The goal is to share members' Greek culture with the community and to have fun, Makridakis said. Any proceeds go to organizations within in the church that make donations to charities.

"It really is a whole church effort," he said of the congregation's approximately 150 families. They also have a lot of help from local volunteers from outside the Greek community.

Food is one of the stars of the festival, especially the dessert pastries. All of it is handmade by congregation members using only the best ingredients, Makridakis said.

If you want to check out the options before going, the Greek Fest website,, lists 10 different pastry and 14 meal choices.

Baklava, karidopita, melomakarona, paximadia, loukoumades — don't worry if you can't pronounce it. They're all good, Makridakis said. And if you have a sweet tooth, your taste buds are in for a trip.

You also can enjoy a variety of other Greek main dishes, such as chicken or pork shish kebabs, gyro sandwiches, boneless leg of lamb, pastichio (Greek lasagna) and one of Makridakis' favorites, loukaniko, a Greek sausage.

Back by "popular demand," Makridakis said, will be the octopus dinner.
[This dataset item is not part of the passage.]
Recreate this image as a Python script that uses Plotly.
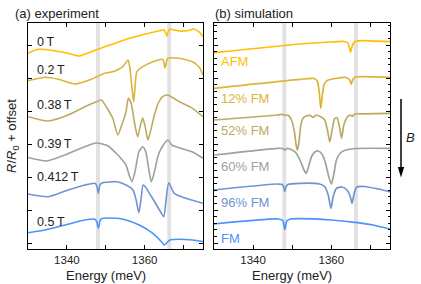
import plotly.graph_objects as go

W, H = 421, 284
FONT = "Liberation Sans, Arial, sans-serif"

# ---------------- panel (a): experiment ----------------
e_0T = [1330, 1332.6, 1334.5, 1336.9, 1340.3, 1343.3, 1346.3, 1349.7, 1352.3, 1356.1, 1360.3, 1363.8,
        1365.0, 1365.4, 1365.7, 1366.0, 1366.5, 1368.9, 1371.0, 1372.7, 1374.2, 1375]
y_0T = [189.7, 193.7, 193.5, 192.3, 189.7, 187, 191.3, 196.3, 199.5, 204.7, 209, 212.3,
        213, 210, 207, 211, 213.7, 212, 212.3, 214, 210.3, 206.3]

e_02T = [1330, 1334.4, 1337.8, 1342.1, 1346.3, 1349.7, 1351.8, 1354.4, 1355.7, 1356.2, 1356.6, 1357.0,
         1357.2, 1357.5, 1358.0, 1359.5, 1362.1, 1364.6, 1365.0, 1365.2, 1365.5, 1365.9, 1368.9, 1372.3, 1374.0, 1375]
y_02T = [162.3, 165.7, 163.7, 159, 163.7, 169.7, 171.3, 176.3, 183, 175, 160, 146,
         141.3, 155, 171.3, 176.3, 181.3, 183.7, 180, 174.7, 179, 184.7, 184.7, 181.3, 176, 168]

e_038T = [1330, 1335.2, 1340.3, 1344.6, 1347.6, 1348.9, 1350.3, 1351.8, 1353.1, 1354.2, 1355.2, 1355.8,
          1356.5, 1357.5, 1358.2, 1358.8, 1359.5, 1360.2, 1360.8, 1361.4, 1362.5, 1363.5, 1364.6, 1365.9,
          1368.9, 1372.3, 1375]
y_038T = [126.3, 122, 128, 136.3, 141.3, 143, 135, 124.7, 108, 119, 131.3, 144.7,
          140, 118, 106, 116, 125, 115, 103, 110, 128, 140, 146.3, 148,
          141.3, 134.7, 126.3]

e_039T = [1330, 1334.8, 1339.5, 1344.6, 1347.6, 1350.6, 1353.1, 1355.2, 1356.0, 1356.7, 1357.5, 1358.5,
          1359.5, 1360.3, 1361.0, 1361.7, 1362.5, 1363.5, 1364.8, 1366.0, 1367.0, 1369.0, 1372.3, 1375]
y_039T = [85.5, 82, 88, 96.3, 100, 97, 88, 78, 68, 61.3, 71, 91,
          96.3, 91, 75, 61.3, 71, 88, 98, 103, 98, 95, 91, 84.7]

e_0412T = [1330, 1335.2, 1340.3, 1344.6, 1347.2, 1347.7, 1348.1, 1348.5, 1349.0, 1352.8, 1355.2, 1357.0,
           1357.8, 1358.5, 1359.1, 1359.6, 1360.2, 1361.2, 1362.6, 1364.1, 1364.9, 1365.5, 1366.2, 1367.6,
           1370.6, 1375]
y_0412T = [49, 46.3, 53, 58, 59.7, 57, 49.7, 58, 60, 61.3, 58, 53,
           43, 30.3, 45, 58, 56, 49.7, 41, 31, 26.3, 43, 60.3, 49.7,
           44.7, 39.7]

e_05T = [1330, 1334.4, 1339.5, 1344.6, 1347.2, 1347.7, 1348.1, 1348.5, 1349.0, 1352.8, 1355.2, 1358.6,
         1362.1, 1364.6, 1365.0, 1366.5, 1368.9, 1372.3, 1375]
y_05T = [10.3, 13, 18, 23, 23.7, 21, 14.7, 22, 24.5, 24.7, 23, 18,
         9.7, 0, -2, 3, 3.7, 3, 1.5]

# ---------------- panel (b): simulation ----------------
e_AFM = [1330, 1352, 1360, 1363.3, 1364.2, 1364.6, 1364.9, 1365.2, 1365.6, 1366.3, 1368, 1375]
y_AFM = [190.3, 199, 201, 201.5, 200, 196, 190.7, 195, 199.5, 201.8, 202.3, 201.3]

e_12FM = [1330, 1352, 1355.5, 1356.4, 1356.9, 1357.3, 1357.7, 1358.2, 1359.0, 1361, 1363.8, 1364.7,
          1365.1, 1365.5, 1366.2, 1368, 1375]
y_12FM = [154.7, 163.7, 164.5, 162, 151, 134.7, 148, 159, 162.5, 164.5, 165.5, 163,
          158.7, 163.5, 166, 166.3, 165.7]

e_52FM = [1330, 1346.3, 1347.6, 1348.1, 1348.6, 1349.2, 1350.0, 1350.6, 1351.0, 1351.3, 1351.7, 1352.2,
          1352.8, 1353.6, 1354.6, 1355.3, 1356.0, 1357.2, 1358.3, 1359.0, 1359.6, 1360.2, 1360.8, 1361.4,
          1362.0, 1362.6, 1363.2, 1363.9, 1364.8, 1365.3, 1366.0, 1368, 1375]
y_52FM = [123, 128, 128.7, 127.5, 128, 127, 121, 110, 98, 93, 100, 118,
          125, 127, 127.5, 125.5, 127.7, 126.5, 123, 113, 101, 113, 124, 125.5,
          118, 104.7, 118, 125, 128, 126.5, 129, 129.2, 129.7]

e_60FM = [1330, 1346.3, 1347.6, 1348.1, 1348.6, 1350.0, 1351.0, 1352.2, 1353.0, 1353.6, 1354.3, 1355.0,
          1355.8, 1356.6, 1357.6, 1358.5, 1359.3, 1360.0, 1360.6, 1361.3, 1362.3, 1363.7, 1366.0, 1375]
y_60FM = [88, 94.7, 94.5, 93, 94.5, 93, 90, 81, 73, 69.7, 78, 87,
          91, 92, 89, 80, 67, 59, 68, 83, 90, 93, 94.5, 94.7]

e_96FM = [1330, 1346.3, 1347.5, 1347.9, 1348.1, 1348.4, 1348.9, 1352.0, 1357.0, 1358.3, 1359.2, 1359.9,
          1360.5, 1361.3, 1362.7, 1364.0, 1364.8, 1365.3, 1365.8, 1366.5, 1368.5, 1372, 1375]
y_96FM = [53, 59, 58.5, 55, 51.3, 56, 58.5, 59.7, 59, 56.5, 48, 34.7,
          47, 54.7, 56, 53, 47, 39.7, 49, 56, 56.5, 54, 51.3]

e_FM = [1330, 1346.3, 1347.6, 1348.1, 1348.6, 1349.5, 1352, 1360, 1366, 1370, 1375]
y_FM = [19, 24, 22.5, 13.5, 22, 24, 24.4, 23, 20.7, 18.5, 14]

colors = ["#FFBE00", "#DDB436", "#BDAA62", "#9AA598", "#6E95D2", "#4B92FA"]
exp_labels = ["0\u2009T", "0.2\u2009T", "0.38\u2009T", "0.39\u2009T", "0.412\u2009T", "0.5\u2009T"]
exp_label_y = [201.3, 173, 138, 98.7, 65.7, 21.3]
sim_labels = ["AFM", "12% FM", "52% FM", "60% FM", "96% FM", "FM"]
sim_label_y = [181.3, 144.7, 113, 76.3, 40.3, 4.7]
bands = [1348.0, 1366.3]

exp_e = [e_0T, e_02T, e_038T, e_039T, e_0412T, e_05T]
exp_y = [y_0T, y_02T, y_038T, y_039T, y_0412T, y_05T]
sim_e = [e_AFM, e_12FM, e_52FM, e_60FM, e_96FM, e_FM]
sim_y = [y_AFM, y_12FM, y_52FM, y_60FM, y_96FM, y_FM]

fig = go.Figure()
for e, y, c in zip(exp_e, exp_y, colors):
    fig.add_trace(go.Scatter(x=e, y=y, mode="lines", line=dict(color=c, width=1.6, shape="spline", smoothing=0.6),
                             xaxis="x", yaxis="y", showlegend=False, hoverinfo="skip"))
for e, y, c in zip(sim_e, sim_y, colors):
    fig.add_trace(go.Scatter(x=e, y=y, mode="lines", line=dict(color=c, width=1.7, shape="spline", smoothing=0.6),
                             xaxis="x2", yaxis="y2", showlegend=False, hoverinfo="skip"))

shapes = []
for xr, yr in (("x", "y domain"), ("x2", "y2 domain")):
    for b in bands:
        shapes.append(dict(type="rect", xref=xr, yref=yr, x0=b - 0.5, x1=b + 0.5, y0=0, y1=1,
                           fillcolor="#E2E2E2", line=dict(width=0), layer="below"))
# field arrow
shapes.append(dict(type="line", xref="paper", yref="paper", x0=401 / W, x1=401 / W,
                   y0=1 - 99 / H, y1=1 - 168 / H, line=dict(color="black", width=1.5)))
shapes.append(dict(type="path", xref="paper", yref="paper",
                   path=f"M {397.8 / W} {1 - 167 / H} L {404.2 / W} {1 - 167 / H} L {401 / W} {1 - 177.5 / H} Z",
                   fillcolor="black", line=dict(width=0)))

ann = []
for t, y in zip(exp_labels, exp_label_y):
    ann.append(dict(x=1331.8, y=y, xref="x", yref="y", text=t, showarrow=False, xanchor="left",
                    yanchor="middle", font=dict(size=12.5, color="#222222", family=FONT)))
for t, y, c in zip(sim_labels, sim_label_y, colors):
    ann.append(dict(x=1331.3, y=y, xref="x2", yref="y2", text=t, showarrow=False, xanchor="left",
                    yanchor="middle", font=dict(size=13, color=c, family=FONT)))
ann += [
    dict(x=13 / W, y=1 - 13.3 / H, xref="paper", yref="paper", text="(a) experiment", showarrow=False,
         xanchor="left", yanchor="middle", font=dict(size=13, color="#222222", family=FONT)),
    dict(x=213 / W, y=1 - 13.3 / H, xref="paper", yref="paper", text="(b) simulation", showarrow=False,
         xanchor="left", yanchor="middle", font=dict(size=13, color="#222222", family=FONT)),
    dict(x=1350, y=1 - 275 / H, xref="x", yref="paper", text="Energy (meV)", showarrow=False,
         xanchor="center", yanchor="middle", font=dict(size=13, color="#222222", family=FONT)),
    dict(x=1350, y=1 - 275 / H, xref="x2", yref="paper", text="Energy (meV)", showarrow=False,
         xanchor="center", yanchor="middle", font=dict(size=13, color="#222222", family=FONT)),
    dict(x=12 / W, y=1 - 136 / H, xref="paper", yref="paper",
         text="<i>R</i>/<i>R</i><sub>0</sub> + offset", showarrow=False, textangle=-90,
         xanchor="center", yanchor="middle", font=dict(size=13, color="#222222", family=FONT)),
    dict(x=410 / W, y=1 - 137 / H, xref="paper", yref="paper", text="<i>B</i>", showarrow=False,
         xanchor="center", yanchor="middle", font=dict(size=13, color="#222222", family=FONT)),
]

xcommon = dict(range=[1330, 1375], tick0=1340, dtick=20,
               ticks="inside", ticklen=4, tickcolor="black", showline=True, linecolor="black", linewidth=1,
               mirror="ticks", showgrid=False, zeroline=False,
               minor=dict(tick0=1340, dtick=10, ticks="inside", ticklen=4, tickcolor="black"),
               tickfont=dict(size=11.5, color="#222222", family=FONT))
ycommon = dict(range=[-6, 220], tick0=0, dtick=33, showticklabels=False, ticks="inside", ticklen=4,
               tickcolor="black", showline=True, linecolor="black", linewidth=1, mirror="ticks",
               showgrid=False, zeroline=False)

fig.update_layout(
    width=W, height=H, margin=dict(l=0, r=0, t=0, b=0),
    paper_bgcolor="white", plot_bgcolor="white",
    font=dict(family=FONT, color="#222222"),
    xaxis=dict(domain=[28 / W, 203 / W], anchor="y", **xcommon),
    xaxis2=dict(domain=[214 / W, 390 / W], anchor="y2", **xcommon),
    yaxis=dict(domain=[35 / H, 261 / H], anchor="x", **ycommon),
    yaxis2=dict(domain=[35 / H, 261 / H], anchor="x2",
                minor=dict(dtick=6.6, ticks="inside", ticklen=2.5, tickcolor="black"), **ycommon),
    shapes=shapes, annotations=ann,
)

fig.write_html("out.html", config={"displayModeBar": False},
               post_script="document.body.style.margin='0';")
Octopi 2 to 4 pounds in size will be seasoned and grilled Greek-style over an open fire, he said. The meat then will be chopped into 1-inch pieces and a 6- to 8-ounce portion will be served over a bed of rice, with a roll on the side.

"It should be very delicious," he added.

For those not tempted by food, Greek Fest also is a great family event, Makridakis said.

Children can enjoy amusement rides, and Sweetcakes the Clown will offer face painting, caricatures and balloon animals.

The band Lazaros from Cincinnati will get people up and dancing each day and evening.

"Anybody really can dance," Makridakis said. "Anybody. Trust me."

Near the end of each evening, 100 to 200 people typically are dancing Greek-style in circles, he said.

Local Greek youth dance groups will perform at 12:30 and 12:45 p.m. daily. Four different local Greek dance groups will perform each evening, beginning at 6 p.m.

"It's a great time," Makridakis said.